Watching silent films over the past couple of days has reminded me of the movies I used to watch as a child with my mother. We tuned in on quiet Saturday afternoons after house cleaning was done and Mom turned off her Peabo Bryson, Aretha Franklin, Marvin Gaye or Al Green records. All cozy on the couch, we viewed what seemed to be countless stories starring Shirley Temple or some white woman being grabbed by the shoulders and smacked in the mouth for being hysterical.
“Mmmm. Slapped the hell out of her, ” Mom always noted and we’d both lean in closer to see what would happen next before commenting further.
“She should have left his ass a long time ago” was a favorite. “Run now” was another. I loved that the films included so many silent portions in which we could discuss the better decisions we would have made had those developments happened to us. Admittedly, those movie-watching days with my mother is why I often exclaim at my screen today….only I swear a lot more than I did then.
Watching Oscar Micheaux‘s silent film The Symbol of the Unconquered was the perfect opportunity to cuss out my screen as the only competing sound was jazz drumming by the great Max Roach. (Though Max Roach was not yet born when this film was originally produced and distributed, his composition was added when the film was restored by The Museum of Modern Art Department of Film and Video in partnership with Turner Classic Movies and The Oscar Micheaux Society.)
FUN FACT: OSCAR MICHEAUX, REGARDED AS THE FIRST MAJOR AFRICAN-AMERICAN FEATURE FILMMAKER, WROTE AND PUBLISHED SEVEN NOVELS IN ADDITION TO WRITING, DIRECTING AND PRODUCING MORE THAN 44 FILMS.
The movie begins with a dramatic scene.

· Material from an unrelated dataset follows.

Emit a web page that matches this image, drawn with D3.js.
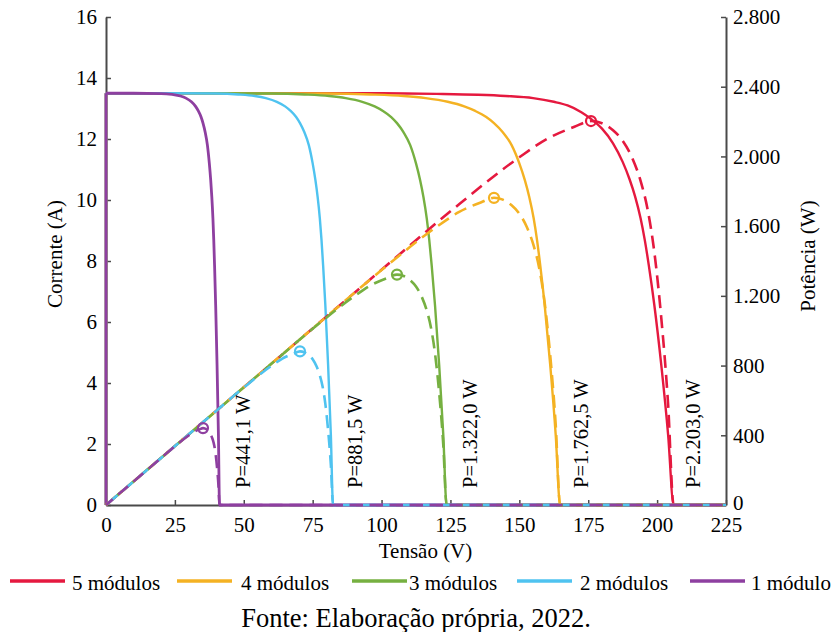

Dick Mason, an old Black prospector, lies on his death bed. His ridiculously light-skinned granddaughter and only surviving heir clinging to him, begging him to live on. Alas, old Dick meets his maker and poor, lonely Eve Mason (Iris Hall) leave Selma, Alabama for Oristown, Missouri to claim the land her granddaddy left her. Lost in Oristown, Eve meets the hotelier Jefferson Driscoll (Lawrence Chenault), a white-passing biracial man who hates Black people and literally choked his own momma Mother Driscoll (Mattie Wilkes) for blowing up his spot when he tried to marry a white woman on the sly. Though Eve does look like she too is a white woman, Driscoll recognizes her Blackness and refuses to rent a standard room to her. Instead Driscoll puts her in the barn with another Black patron whose physical discomfort with the poor accommodations Eve mistakes for perviness. Fearing molestation, Eve runs into the night and is found literally hugging a tree by young Black prospector Hugh Van Allen (Walker Thompson). They talk and Van Allen realizes that he lives on land near Dick Mason’s claim, Van Allen takes Eve to her granddaddy’s spots and gets her moved in. *****Post continues below image.*****
Times passes and old self-hating Driscoll trades in hotel management for land acquisition pursuits. He, Tugi, an Indian Fakir (Leigh Whipper) and August Barr (Louis Dean) learn that Van Allen’s land is oil rich and tries to get Van Allen to sell it. Van Allen, of course, refuses. Trying to force the young prospector’s hand, they recruit horse thieves who also have part-time jobs as Klu Klux Klansmen to make Van Allen an offer he can’t refuse.
As I watched this movie unfold, I had questions:
If Eve was so helpless, how the hell was she just gonna up and go to unsettled territory and carve out a living for herself in her granddaddy’s one-room cabin?
Who was Driscoll’s daddy?
Did brothers back then really believe that conking their hair and splitting it down the middle was a good look?
They couldn’t find an actual Indian to play Tugi?
Where can I get me a pair of these shin-high boots everybody wears in this film?
How and why did the Klansmen write such eloquent threats?
Where did Eve get that cowgirl get up from and why she wait til the end of the film to show off her riding skills?
In spite of my inquiries, I loved this movie. It was a Black story with Black cast members told by a Black filmmaker about authentic Black experiences of the day. And it had a happy ending! During a time, when the Klan was often regarded by many Americans as heroes ridding the country of criminal Blacks, this movie portrayed them as the crooks and terrorists they were. It was also confirmation of the horrors upon which Ida B. Wells-Barnett regularly reported: the Klan targeted Blacks with capital and/or economic power. The film also dared to call out some of the most egregious antics of “passing” folks.
If you have 60 minutes and don’t need to look at your phone every 30 seconds, I highly suggest watching this movie. Until tomorrow.